Members of the armed forces are generally considered to have a dangerous profession, as are journalists and photographers who work in war and combat zones.
Can you get coverage?
Just because you have a dangerous profession does not mean you are uninsurable. Even those in high risk jobs can get life insurance coverage with certain providers; it’s just a matter of finding the right provider and dealing with the paperwork.
If you have a high risk profession, you may have to answer a range of detailed questions regarding your job and its risks. This is to help the insurer gauge the risk associated with insuring you.
If you are approved for life insurance, you may have to pay a higher premium than those in standard professions, and you may only be eligible for a lower payout.
However, you may be able to get your premiums, your payout and your policy reassessed if you switch to a safer profession in the future (bear in mind, not all insurers will allow for this).
If you have a specific profession or you are in a specific set of circumstances, you may face automatic rejection for life insurance. If you have active engagement in war, for example, if you are a soldier, or if you take part in acts of terrorism, strikes, riots or insurrections, you will usually face automatic rejection from insurers.
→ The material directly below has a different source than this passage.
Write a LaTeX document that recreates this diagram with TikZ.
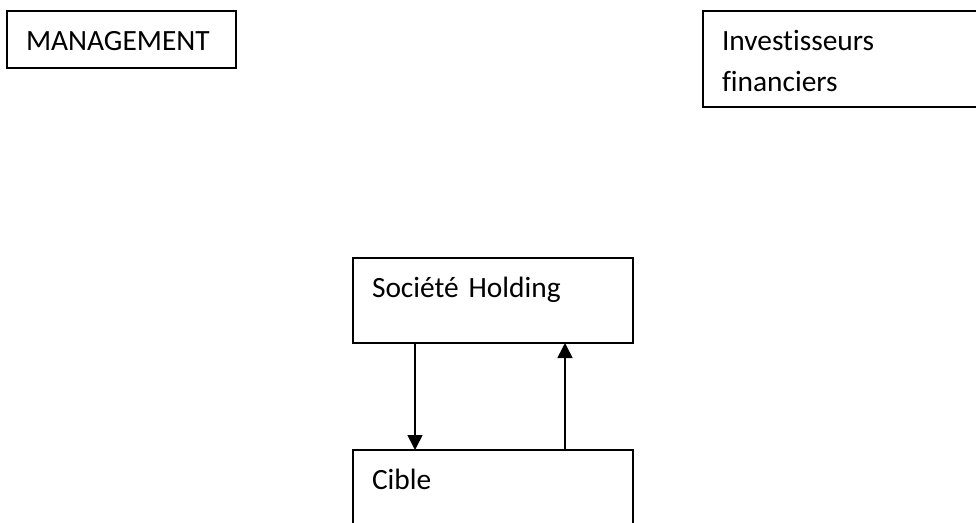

If you have a safe job but a dangerous pastime, you may find it difficult to get life insurance. If you are involved in motor sports, hunting, racing, bungee jumping, hang gliding, sky diving or rock climbing on a regular basis, it could make life insurance more expensive. The same applies for dangerous sports, especially the more violent varieties.
Getting the Best Deal
While you may have to pay more for life insurance if you have a dangerous job or a high risk hobby, that doesn’t mean you shouldn’t try and get the best deal possible. Be sure to compare all your options by going online, doing some research and checking out comparison sites.
If you have any questions, don’t be afraid to ask the insurer, and always read the small print. Most importantly, always tell the truth. If you are found out to have lied to your insurance provider, your policy could be voided, and your claim will mean diddly-squat.